§ Exercise requirements
Output every line exactly as written. Leave out pictures.

□ □ □

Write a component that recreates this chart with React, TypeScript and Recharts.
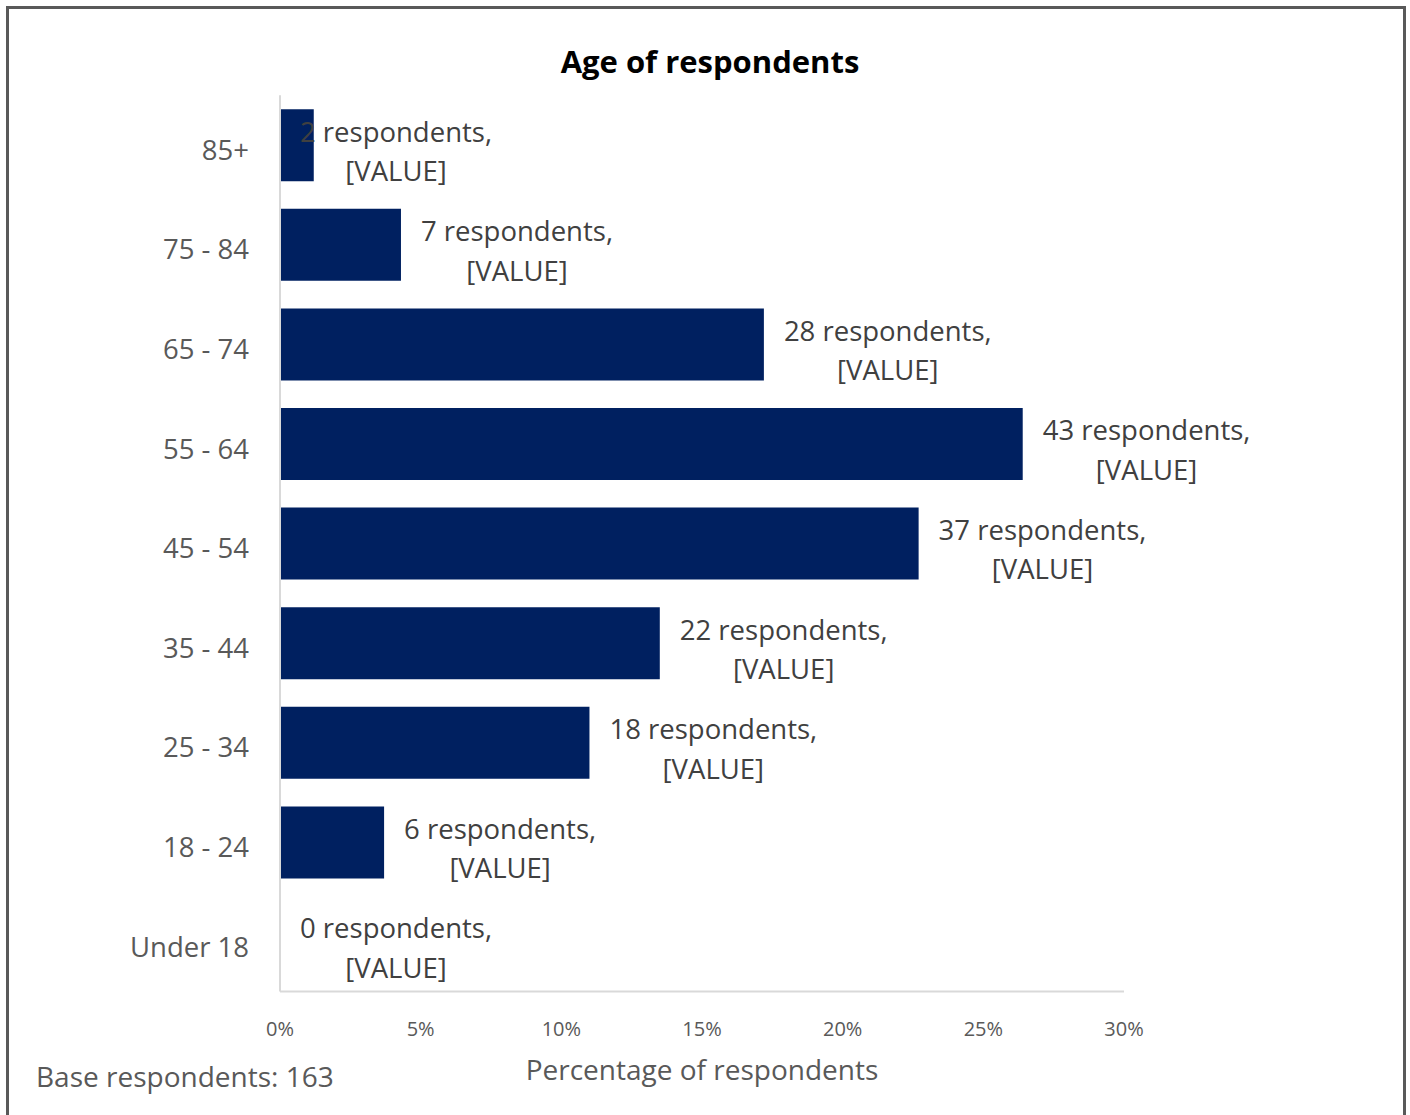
import { ComposedChart, Bar, Line, XAxis, YAxis } from 'recharts';

const AGE_GROUPS = ['85+', '75 - 84', '65 - 74', '55 - 64', '45 - 54', '35 - 44', '25 - 34', '18 - 24', 'Under 18'];
const PERCENTAGES = [1.2, 4.3, 17.2, 26.4, 22.7, 13.5, 11.0, 3.7, 0];
const RESPONDENTS = [2, 7, 28, 43, 37, 22, 18, 6, 0];
const X_TICKS = [0, 5, 10, 15, 20, 25, 30];
const BASE_RESPONDENTS = 163;

const FONT = '"Open Sans", sans-serif';
const LABEL_SIZE = 27.5;

const data = AGE_GROUPS.map((name, i) => ({
  name,
  pct: PERCENTAGES[i],
  count: RESPONDENTS[i],
}));

let ctx: CanvasRenderingContext2D | null = null;
function textWidth(s: string, size: number): number {
  if (!ctx) ctx = document.createElement('canvas').getContext('2d');
  if (!ctx) return s.length * size * 0.5;
  ctx.font = `${size}px "Open Sans"`;
  return ctx.measureText(s).width;
}

// labels drawn as "dots" of an invisible line so the zero row gets one too
function DataLabel(props: any) {
  const { cx, cy, index } = props;
  if (cx == null || cy == null) return null;
  const line1 = `${RESPONDENTS[index]} respondents,`;
  const zeroX = cx - (PERCENTAGES[index] / 30) * 844;
  const left = cx - zeroX < 40 ? zeroX + 20 : cx + 20;
  const mid = left + textWidth(line1, LABEL_SIZE) / 2;
  return (
    <text key={index} textAnchor="middle" fill="#404040" fontSize={LABEL_SIZE} fontFamily={FONT}>
      <tspan x={mid} y={cy - 14} dominantBaseline="central">{line1}</tspan>
      <tspan x={mid} y={cy + 25.5} dominantBaseline="central">[VALUE]</tspan>
    </text>
  );
}

export default function App() {
  return (
    <div>
      <style>{'body{margin:0;overflow:hidden}'}</style>
      <div
        style={{
          position: 'absolute',
          left: 6,
          top: 6,
          boxSizing: 'border-box',
          width: 1400,
          height: 1115,
          border: '3px solid #595959',
          borderBottom: 'none',
          background: '#fff',
          fontFamily: FONT,
          overflow: 'hidden',
        }}
      >
        <div
          style={{
            position: 'absolute',
            top: 31,
            left: 4,
            width: 1394,
            textAlign: 'center',
            fontSize: 31,
            fontWeight: 700,
            color: '#000',
          }}
        >
          Age of respondents
        </div>
        <ComposedChart
          width={1394}
          height={1106}
          data={data}
          layout="vertical"
          margin={{ top: 86.2, right: 279, bottom: 23.4, left: 0 }}
        >
          <XAxis
            type="number"
            domain={[0, 30]}
            ticks={X_TICKS}
            tickFormatter={(v: number) => `${v}%`}
            tick={{ fontSize: 20, fill: '#595959', fontFamily: FONT }}
            tickSize={0}
            tickMargin={30}
            axisLine={{ stroke: '#d9d9d9', strokeWidth: 2 }}
            height={100}
            label={{
              value: 'Percentage of respondents',
              position: 'insideBottom',
              offset: 12,
              fontSize: 28,
              fill: '#595959',
              fontFamily: FONT,
            }}
          />
          <YAxis
            type="category"
            dataKey="name"
            width={271}
            tick={{ fontSize: 27.5, fill: '#595959', fontFamily: FONT, dy: 5 }}
            tickSize={0}
            tickMargin={31}
            axisLine={{ stroke: '#d9d9d9', strokeWidth: 2 }}
          />
          <Bar dataKey="pct" fill="#002060" barSize={72} isAnimationActive={false} />
          <Line
            dataKey="pct"
            stroke="none"
            dot={DataLabel}
            activeDot={false}
            isAnimationActive={false}
          />
        </ComposedChart>
        <div
          style={{
            position: 'absolute',
            left: 27,
            top: 1048,
            fontSize: 28,
            color: '#595959',
          }}
        >
          Base respondents: {BASE_RESPONDENTS}
        </div>
      </div>
    </div>
  );
}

□ □ □

§ Correct answer
Write a component that recreates this chart with React, TypeScript and Recharts.
import { ComposedChart, Bar, Line, XAxis, YAxis } from 'recharts';

const AGE_GROUPS = ['85+', '75 - 84', '65 - 74', '55 - 64', '45 - 54', '35 - 44', '25 - 34', '18 - 24', 'Under 18'];
const PERCENTAGES = [1.2, 4.3, 17.2, 26.4, 22.7, 13.5, 11.0, 3.7, 0];
const RESPONDENTS = [2, 7, 28, 43, 37, 22, 18, 6, 0];
const X_TICKS = [0, 5, 10, 15, 20, 25, 30];
const BASE_RESPONDENTS = 163;

const FONT = '"Open Sans", sans-serif';
const LABEL_SIZE = 27.5;

const data = AGE_GROUPS.map((name, i) => ({
  name,
  pct: PERCENTAGES[i],
  count: RESPONDENTS[i],
}));

let ctx: CanvasRenderingContext2D | null = null;
function textWidth(s: string, size: number): number {
  if (!ctx) ctx = document.createElement('canvas').getContext('2d');
  if (!ctx) return s.length * size * 0.5;
  ctx.font = `${size}px "Open Sans"`;
  return ctx.measureText(s).width;
}

// labels drawn as "dots" of an invisible line so the zero row gets one too
function DataLabel(props: any) {
  const { cx, cy, index } = props;
  if (cx == null || cy == null) return null;
  const line1 = `${RESPONDENTS[index]} respondents,`;
  const zeroX = cx - (PERCENTAGES[index] / 30) * 844;
  const left = cx - zeroX < 40 ? zeroX + 20 : cx + 20;
  const mid = left + textWidth(line1, LABEL_SIZE) / 2;
  return (
    <text key={index} textAnchor="middle" fill="#404040" fontSize={LABEL_SIZE} fontFamily={FONT}>
      <tspan x={mid} y={cy - 14} dominantBaseline="central">{line1}</tspan>
      <tspan x={mid} y={cy + 25.5} dominantBaseline="central">[VALUE]</tspan>
    </text>
  );
}

export default function App() {
  return (
    <div>
      <style>{'body{margin:0;overflow:hidden}'}</style>
      <div
        style={{
          position: 'absolute',
          left: 6,
          top: 6,
          boxSizing: 'border-box',
          width: 1400,
          height: 1115,
          border: '3px solid #595959',
          borderBottom: 'none',
          background: '#fff',
          fontFamily: FONT,
          overflow: 'hidden',
        }}
      >
        <div
          style={{
            position: 'absolute',
            top: 31,
            left: 4,
            width: 1394,
            textAlign: 'center',
            fontSize: 31,
            fontWeight: 700,
            color: '#000',
          }}
        >
          Age of respondents
        </div>
        <ComposedChart
          width={1394}
          height={1106}
          data={data}
          layout="vertical"
          margin={{ top: 86.2, right: 279, bottom: 23.4, left: 0 }}
        >
          <XAxis
            type="number"
            domain={[0, 30]}
            ticks={X_TICKS}
            tickFormatter={(v: number) => `${v}%`}
            tick={{ fontSize: 20, fill: '#595959', fontFamily: FONT }}
            tickSize={0}
            tickMargin={30}
            axisLine={{ stroke: '#d9d9d9', strokeWidth: 2 }}
            height={100}
            label={{
              value: 'Percentage of respondents',
              position: 'insideBottom',
              offset: 12,
              fontSize: 28,
              fill: '#595959',
              fontFamily: FONT,
            }}
          />
          <YAxis
            type="category"
            dataKey="name"
            width={271}
            tick={{ fontSize: 27.5, fill: '#595959', fontFamily: FONT, dy: 5 }}
            tickSize={0}
            tickMargin={31}
            axisLine={{ stroke: '#d9d9d9', strokeWidth: 2 }}
          />
          <Bar dataKey="pct" fill="#002060" barSize={72} isAnimationActive={false} />
          <Line
            dataKey="pct"
            stroke="none"
            dot={DataLabel}
            activeDot={false}
            isAnimationActive={false}
          />
        </ComposedChart>
        <div
          style={{
            position: 'absolute',
            left: 27,
            top: 1048,
            fontSize: 28,
            color: '#595959',
          }}
        >
          Base respondents: {BASE_RESPONDENTS}
        </div>
      </div>
    </div>
  );
}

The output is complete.